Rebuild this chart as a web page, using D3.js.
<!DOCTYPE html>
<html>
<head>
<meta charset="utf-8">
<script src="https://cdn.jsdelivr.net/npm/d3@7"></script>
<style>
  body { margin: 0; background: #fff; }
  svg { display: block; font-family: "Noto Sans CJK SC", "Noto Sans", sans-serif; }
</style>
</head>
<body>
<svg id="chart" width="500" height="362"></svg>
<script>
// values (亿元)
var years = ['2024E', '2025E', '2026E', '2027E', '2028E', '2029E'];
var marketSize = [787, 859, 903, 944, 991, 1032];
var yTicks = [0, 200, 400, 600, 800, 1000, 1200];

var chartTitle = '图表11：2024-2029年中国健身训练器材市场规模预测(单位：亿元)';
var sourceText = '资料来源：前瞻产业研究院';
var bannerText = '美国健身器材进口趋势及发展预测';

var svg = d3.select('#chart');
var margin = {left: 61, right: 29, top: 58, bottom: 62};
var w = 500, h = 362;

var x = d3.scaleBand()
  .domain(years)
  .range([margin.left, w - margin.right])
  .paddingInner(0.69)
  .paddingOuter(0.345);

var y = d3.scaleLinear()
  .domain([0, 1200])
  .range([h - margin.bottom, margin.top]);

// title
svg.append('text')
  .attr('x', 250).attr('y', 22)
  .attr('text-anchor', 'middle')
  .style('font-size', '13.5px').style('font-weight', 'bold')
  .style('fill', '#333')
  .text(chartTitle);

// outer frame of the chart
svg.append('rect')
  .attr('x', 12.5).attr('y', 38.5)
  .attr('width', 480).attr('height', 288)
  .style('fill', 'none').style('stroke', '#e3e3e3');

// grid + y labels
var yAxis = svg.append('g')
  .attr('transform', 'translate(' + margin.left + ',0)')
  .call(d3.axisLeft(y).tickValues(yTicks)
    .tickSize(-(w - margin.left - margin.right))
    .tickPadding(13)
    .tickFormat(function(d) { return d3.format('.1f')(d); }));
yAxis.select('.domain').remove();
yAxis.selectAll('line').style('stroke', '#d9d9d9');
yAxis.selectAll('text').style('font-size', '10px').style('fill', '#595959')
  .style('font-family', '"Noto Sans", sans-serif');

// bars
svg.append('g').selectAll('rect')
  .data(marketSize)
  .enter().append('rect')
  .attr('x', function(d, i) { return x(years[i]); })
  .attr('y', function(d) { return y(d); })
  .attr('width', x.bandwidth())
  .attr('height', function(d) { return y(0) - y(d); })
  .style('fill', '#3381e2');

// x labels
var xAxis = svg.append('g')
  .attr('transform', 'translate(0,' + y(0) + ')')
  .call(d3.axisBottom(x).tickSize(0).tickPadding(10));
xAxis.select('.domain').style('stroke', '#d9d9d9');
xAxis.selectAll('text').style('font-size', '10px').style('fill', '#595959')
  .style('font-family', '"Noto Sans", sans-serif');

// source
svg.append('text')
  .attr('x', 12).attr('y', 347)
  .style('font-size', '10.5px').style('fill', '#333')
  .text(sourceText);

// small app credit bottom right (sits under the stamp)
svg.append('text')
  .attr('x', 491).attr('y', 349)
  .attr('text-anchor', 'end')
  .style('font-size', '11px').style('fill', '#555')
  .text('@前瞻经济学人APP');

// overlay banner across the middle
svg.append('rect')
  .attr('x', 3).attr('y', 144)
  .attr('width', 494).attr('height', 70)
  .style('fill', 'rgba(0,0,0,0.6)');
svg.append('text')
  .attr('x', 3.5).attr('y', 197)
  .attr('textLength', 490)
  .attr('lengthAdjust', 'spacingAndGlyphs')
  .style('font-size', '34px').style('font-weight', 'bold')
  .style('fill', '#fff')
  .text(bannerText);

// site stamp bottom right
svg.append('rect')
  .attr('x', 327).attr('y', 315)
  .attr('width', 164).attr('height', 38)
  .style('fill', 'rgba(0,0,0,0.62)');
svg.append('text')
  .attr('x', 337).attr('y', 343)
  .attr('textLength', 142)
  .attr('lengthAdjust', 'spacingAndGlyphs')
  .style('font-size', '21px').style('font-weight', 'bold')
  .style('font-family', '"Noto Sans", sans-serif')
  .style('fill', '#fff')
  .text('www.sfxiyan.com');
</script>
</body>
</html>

→ **GIVEN INSTRUCTION**:
Reproduce the material exactly, with every line intact.

→ **CORRECT ANSWER**:
Rebuild this chart as a web page, using D3.js.
<!DOCTYPE html>
<html>
<head>
<meta charset="utf-8">
<script src="https://cdn.jsdelivr.net/npm/d3@7"></script>
<style>
  body { margin: 0; background: #fff; }
  svg { display: block; font-family: "Noto Sans CJK SC", "Noto Sans", sans-serif; }
</style>
</head>
<body>
<svg id="chart" width="500" height="362"></svg>
<script>
// values (亿元)
var years = ['2024E', '2025E', '2026E', '2027E', '2028E', '2029E'];
var marketSize = [787, 859, 903, 944, 991, 1032];
var yTicks = [0, 200, 400, 600, 800, 1000, 1200];

var chartTitle = '图表11：2024-2029年中国健身训练器材市场规模预测(单位：亿元)';
var sourceText = '资料来源：前瞻产业研究院';
var bannerText = '美国健身器材进口趋势及发展预测';

var svg = d3.select('#chart');
var margin = {left: 61, right: 29, top: 58, bottom: 62};
var w = 500, h = 362;

var x = d3.scaleBand()
  .domain(years)
  .range([margin.left, w - margin.right])
  .paddingInner(0.69)
  .paddingOuter(0.345);

var y = d3.scaleLinear()
  .domain([0, 1200])
  .range([h - margin.bottom, margin.top]);

// title
svg.append('text')
  .attr('x', 250).attr('y', 22)
  .attr('text-anchor', 'middle')
  .style('font-size', '13.5px').style('font-weight', 'bold')
  .style('fill', '#333')
  .text(chartTitle);

// outer frame of the chart
svg.append('rect')
  .attr('x', 12.5).attr('y', 38.5)
  .attr('width', 480).attr('height', 288)
  .style('fill', 'none').style('stroke', '#e3e3e3');

// grid + y labels
var yAxis = svg.append('g')
  .attr('transform', 'translate(' + margin.left + ',0)')
  .call(d3.axisLeft(y).tickValues(yTicks)
    .tickSize(-(w - margin.left - margin.right))
    .tickPadding(13)
    .tickFormat(function(d) { return d3.format('.1f')(d); }));
yAxis.select('.domain').remove();
yAxis.selectAll('line').style('stroke', '#d9d9d9');
yAxis.selectAll('text').style('font-size', '10px').style('fill', '#595959')
  .style('font-family', '"Noto Sans", sans-serif');

// bars
svg.append('g').selectAll('rect')
  .data(marketSize)
  .enter().append('rect')
  .attr('x', function(d, i) { return x(years[i]); })
  .attr('y', function(d) { return y(d); })
  .attr('width', x.bandwidth())
  .attr('height', function(d) { return y(0) - y(d); })
  .style('fill', '#3381e2');

// x labels
var xAxis = svg.append('g')
  .attr('transform', 'translate(0,' + y(0) + ')')
  .call(d3.axisBottom(x).tickSize(0).tickPadding(10));
xAxis.select('.domain').style('stroke', '#d9d9d9');
xAxis.selectAll('text').style('font-size', '10px').style('fill', '#595959')
  .style('font-family', '"Noto Sans", sans-serif');

// source
svg.append('text')
  .attr('x', 12).attr('y', 347)
  .style('font-size', '10.5px').style('fill', '#333')
  .text(sourceText);

// small app credit bottom right (sits under the stamp)
svg.append('text')
  .attr('x', 491).attr('y', 349)
  .attr('text-anchor', 'end')
  .style('font-size', '11px').style('fill', '#555')
  .text('@前瞻经济学人APP');

// overlay banner across the middle
svg.append('rect')
  .attr('x', 3).attr('y', 144)
  .attr('width', 494).attr('height', 70)
  .style('fill', 'rgba(0,0,0,0.6)');
svg.append('text')
  .attr('x', 3.5).attr('y', 197)
  .attr('textLength', 490)
  .attr('lengthAdjust', 'spacingAndGlyphs')
  .style('font-size', '34px').style('font-weight', 'bold')
  .style('fill', '#fff')
  .text(bannerText);

// site stamp bottom right
svg.append('rect')
  .attr('x', 327).attr('y', 315)
  .attr('width', 164).attr('height', 38)
  .style('fill', 'rgba(0,0,0,0.62)');
svg.append('text')
  .attr('x', 337).attr('y', 343)
  .attr('textLength', 142)
  .attr('lengthAdjust', 'spacingAndGlyphs')
  .style('font-size', '21px').style('font-weight', 'bold')
  .style('font-family', '"Noto Sans", sans-serif')
  .style('fill', '#fff')
  .text('www.sfxiyan.com');
</script>
</body>
</html>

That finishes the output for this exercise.